Spicy Shrimp & Corn Chowder


It’s been on the chilly side for a couple of days.  And although we’re not getting slammed with snow down here in Dixie, it’s nice to have a good hearty meal at night.  That’s why I came up with this Spicy Shrimp and Corn Chowder.

This is definitely one of those recipes where you want to get your mise en place in order before you fire up your stove.  Between peeling and deveining shrimp and chopping veggies, the prep is relatively time-consuming.  But once you get cooking, it doesn’t take very long at all before it’s ready to serve.  It’s perfect for cold winter nights like this.  It’s hearty, flavorful, and filling.  The heat from both the jalapeños and the piping hot temps you’d serve this at will keep you warm inside and out.  And since this recipe makes plenty, I bet this is one of those “even-better-the-next-day” kind of meals.  Plus, I’d say that it’s great for those snow-in situations my friends to the North are experiencing right about now.

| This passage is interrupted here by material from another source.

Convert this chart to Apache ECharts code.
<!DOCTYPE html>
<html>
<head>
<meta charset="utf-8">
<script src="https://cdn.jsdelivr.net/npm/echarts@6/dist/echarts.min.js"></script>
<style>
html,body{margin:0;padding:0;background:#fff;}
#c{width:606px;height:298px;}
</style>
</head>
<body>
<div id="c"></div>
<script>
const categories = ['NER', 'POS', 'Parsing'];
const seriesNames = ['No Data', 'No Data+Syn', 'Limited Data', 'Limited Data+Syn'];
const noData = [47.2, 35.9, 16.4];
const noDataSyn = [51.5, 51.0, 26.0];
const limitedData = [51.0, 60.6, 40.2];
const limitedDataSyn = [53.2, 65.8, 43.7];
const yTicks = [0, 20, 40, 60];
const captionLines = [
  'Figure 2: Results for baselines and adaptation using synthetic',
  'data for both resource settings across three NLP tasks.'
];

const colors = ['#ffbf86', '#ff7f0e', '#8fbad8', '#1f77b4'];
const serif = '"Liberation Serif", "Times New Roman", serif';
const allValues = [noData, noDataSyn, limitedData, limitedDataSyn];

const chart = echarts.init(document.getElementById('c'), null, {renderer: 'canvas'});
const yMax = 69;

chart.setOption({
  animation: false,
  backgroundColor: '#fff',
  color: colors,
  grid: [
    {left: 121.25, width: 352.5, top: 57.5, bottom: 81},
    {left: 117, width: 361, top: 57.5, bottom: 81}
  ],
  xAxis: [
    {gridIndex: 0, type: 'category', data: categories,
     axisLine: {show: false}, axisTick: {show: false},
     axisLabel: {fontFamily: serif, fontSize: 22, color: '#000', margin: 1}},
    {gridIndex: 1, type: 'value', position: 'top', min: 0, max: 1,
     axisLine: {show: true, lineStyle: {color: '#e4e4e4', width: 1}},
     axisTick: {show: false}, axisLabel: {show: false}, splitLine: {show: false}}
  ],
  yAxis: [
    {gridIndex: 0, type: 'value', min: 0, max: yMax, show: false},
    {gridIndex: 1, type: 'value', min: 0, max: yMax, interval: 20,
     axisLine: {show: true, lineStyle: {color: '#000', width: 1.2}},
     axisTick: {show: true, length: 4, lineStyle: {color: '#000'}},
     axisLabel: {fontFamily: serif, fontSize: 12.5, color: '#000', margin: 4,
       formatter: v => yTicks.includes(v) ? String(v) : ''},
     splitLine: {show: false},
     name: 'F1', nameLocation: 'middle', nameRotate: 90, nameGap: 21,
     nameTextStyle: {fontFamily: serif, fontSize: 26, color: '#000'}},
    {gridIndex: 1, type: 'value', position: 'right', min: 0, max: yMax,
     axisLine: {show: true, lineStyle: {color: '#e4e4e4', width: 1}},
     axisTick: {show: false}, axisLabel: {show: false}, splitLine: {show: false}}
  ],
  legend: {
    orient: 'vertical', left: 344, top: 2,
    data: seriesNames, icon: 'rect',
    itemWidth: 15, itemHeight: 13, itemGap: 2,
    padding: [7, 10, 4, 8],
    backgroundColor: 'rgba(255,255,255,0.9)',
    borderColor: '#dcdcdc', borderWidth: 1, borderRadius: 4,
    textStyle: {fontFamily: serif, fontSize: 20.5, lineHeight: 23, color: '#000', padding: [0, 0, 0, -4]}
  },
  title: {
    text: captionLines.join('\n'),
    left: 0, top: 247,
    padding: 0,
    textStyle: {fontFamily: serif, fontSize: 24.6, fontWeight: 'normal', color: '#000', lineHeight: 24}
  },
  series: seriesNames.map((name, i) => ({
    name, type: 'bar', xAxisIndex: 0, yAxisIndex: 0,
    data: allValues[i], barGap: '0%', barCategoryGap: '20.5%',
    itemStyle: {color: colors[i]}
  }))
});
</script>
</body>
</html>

Sautéing the veggies for the soup.
Sautéing the veggies for the soup.


  • Butter and/or olive oil, for sautéing
  • Salt, pepper, and Old Bay seasoning to taste.
  • 2 lbs frozen corn kernels
  • 1 leek, chopped (green and white parts, folks)
  • 3 stalks celery, chopped
  • 1 red bell pepper, small diced
  • 2 jalapeño peppers, small diced (if you want it good and spicy, use the seeds)
  • 6 cups seafood stock
  • 1 lb russet potatoes, peeled and diced
  • 1/4 cup corn starch
  • 1 cup heavy cream (optional)
  • 2 lbs shrimp, peeled and deveined
  • Salt, pepper, and Old Bay Seasoning (or similar) to taste.

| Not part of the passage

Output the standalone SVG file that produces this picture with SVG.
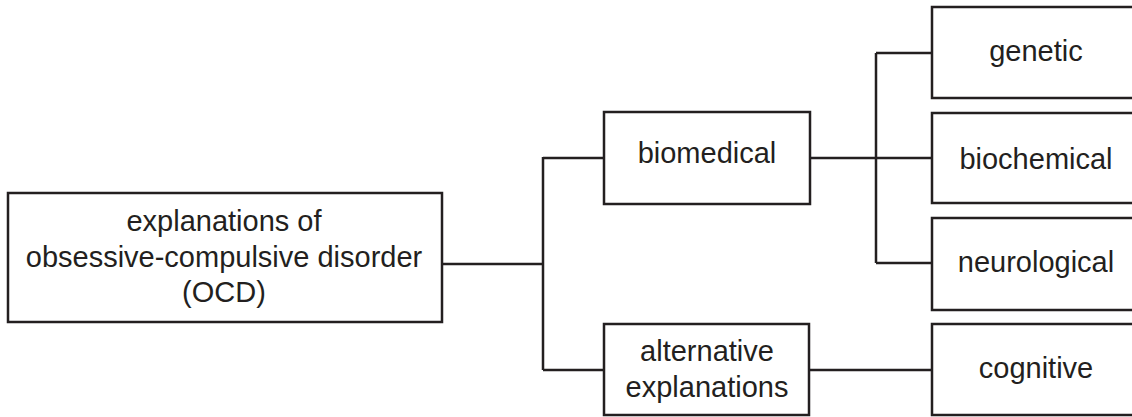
<svg xmlns="http://www.w3.org/2000/svg" width="1132" height="417" viewBox="0 0 1132 417">
<style>
.box{fill:#fff;stroke:#231f20;stroke-width:2.5}
.t{font-family:"Liberation Sans",Arial,sans-serif;font-size:29px;fill:#231f20;text-anchor:middle}
.c{fill:none;stroke:#231f20;stroke-width:2.5}
</style>
<rect width="1132" height="417" fill="#fff"/>
<g id="connectors">
<path class="c" d="M442 264H543M543 157V370M543 158H604M543 370H604"/>
<path class="c" d="M810 158H932M876 53V263M876 53H932M876 263H932M810 370H932"/>
</g>
<g id="root"><rect class="box" x="8" y="193" width="434" height="129"/>
<text class="t" x="224" y="231">explanations of</text>
<text class="t" x="224" y="267">obsessive-compulsive disorder</text>
<text class="t" x="224" y="302">(OCD)</text></g>
<g id="biomedical"><rect class="box" x="604" y="112" width="206" height="92"/>
<text class="t" x="707" y="163">biomedical</text></g>
<g id="alternative"><rect class="box" x="604" y="324" width="205" height="91"/>
<text class="t" x="707" y="361">alternative</text>
<text class="t" x="707" y="397">explanations</text></g>
<g id="genetic"><rect class="box" x="932" y="7" width="208" height="91"/>
<text class="t" x="1036" y="61">genetic</text></g>
<g id="biochemical"><rect class="box" x="932" y="113" width="208" height="90"/>
<text class="t" x="1036" y="169">biochemical</text></g>
<g id="neurological"><rect class="box" x="932" y="218" width="208" height="92"/>
<text class="t" x="1036" y="272">neurological</text></g>
<g id="cognitive"><rect class="box" x="932" y="324" width="208" height="91"/>
<text class="t" x="1036" y="378">cognitive</text></g>
</svg>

  • Start by sautéing the corn over medium-high heat until most of the water steams off.
  • Then sauté the leek, bell pepper, celery, and jalapeños until tender.
  • Add stock, check and adjust seasoning, then bring to a light boil.
  • Add potatoes, reduce heat to medium-low and simmer for 20 minutes.
  • In a bowl, whisk combine corn starch and cream.  Add mixture to pot.  Reduced-fat alternative: Whisk the corn starch with some broth from the pot and add that mixture into it.
  • Add shrimp to pot and simmer for another 10 minutes to “activate” the corn starch and cook the shrimp.
  • Remove from heat let stand for at least another 15 minutes to thicken.
  • Serve hot in bowls, sprinkle a little extra Old Bay on top, and enjoy!